6th March 2020 : The Hindu Editorials Notes : Mains Sure shot

 

Question – What is sedition? Should the law be scrapped?

Context – The spike in sedition charges.

 

An overview:

  • Sedition as a concept comes from Elizabethan England, where if you criticised the king and were fomenting a rebellion, it was a crime against the state. When they ruled India, the British feared the Wahhabi rebellion. They brought the [sedition] law in, and it was used against our freedom fighters as well. Both Mahatma Gandhi and [Bal Gangadhar] Tilak were tried under this law and sentenced.
  • The sedition law was incorporated into the Indian Penal Code (IPC) in 1870 as fears of a possible uprising plagued the colonial authorities. Most of this penal code was retained intact after 1947. Despite demands to scrap it, the law of sedition remains enshrined in our statute book till today.

The view of the Supreme Court: (understanding the concept)

  • The Supreme Court, in its interpretation of Section 124A, clearly says that it has to be against the state, not against the government.
  • Onecan criticise the BJP, the Congress, Mamata Banerjee, or the Communist parties. That is not sedition. When one starts criticising the constitutional state of India, that is when they invite the charge of sedition and even there the Supreme Court clearly says that there has to be a direct incitement to violence.

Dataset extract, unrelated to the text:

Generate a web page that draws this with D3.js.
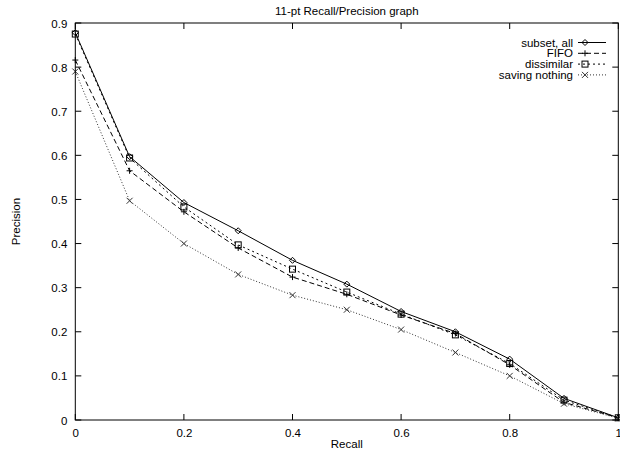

So should the law be scrapped?

Argument in support of removal:

  • the problem is with the section itself. As somebody correctly said, the essence of tyranny is in the making of harsh laws and then using those laws selectively against the people.
  • So, it’s like this, administrators like this tool handy. Take away the tool and come back with specific laws on hate speech and speeches that incite violence. That is understandable, but to elevate ordinary dissent into an anti-national insurrection or uprising is certainly not on. The point is that if you keep a harsh law on the statute book, there will be misuse. And there’s no sense applying ointment thereafter. This has been on the statute book for more than 100 years. Experience has shown that it does not actually work. Experience has shown that it has led to great abuse. It’s time that we scrapped it and came up with something else.

Argument against:

  • It is not compulsory that one needs to remove this law. It falls on the judiciary to protect Articles 19 and Article 21 of the Constitution. Justice Kurian Joseph recently made some anguished remarks that the police is neither independent nor professional. The time has come for the judiciary to set up a search committee in every State, and a particular judge of the High Court has to suo moto check each sedition case being filed. And if it is baseless, if it has been used to only terrorise the ordinary citizen expressing his views, it must be quashed without putting the onus on the citizen to come to the court.
  • One can argue that the police have become totally politicised, but who is to stop this? Who is to guard the citizens? It is the judiciary that has been charged with this job and they can’t expect the ordinary citizen to always come to the court. Our legal aid system is just not as robust as it should be. The problem is not with the section, but with its abuse.

Is hate speech and sedition the same?

  • Hate speech is a totally different offence from sedition. Hate speech is when you provoke violence between two communities. You are not abusing the state. You are not telling people to revolt against the state. When you challenge the constitutional scheme of India, that is sedition. But when you provoke violence against a particular community, that is hate speech.

Way forward:

  • The people must be made aware about the constitution and its provisions. It is then that the abuse and misuse of power can be checked.
  • Also the judiciary being the check against the arbitrariness of the executive needs to play a more proactive role.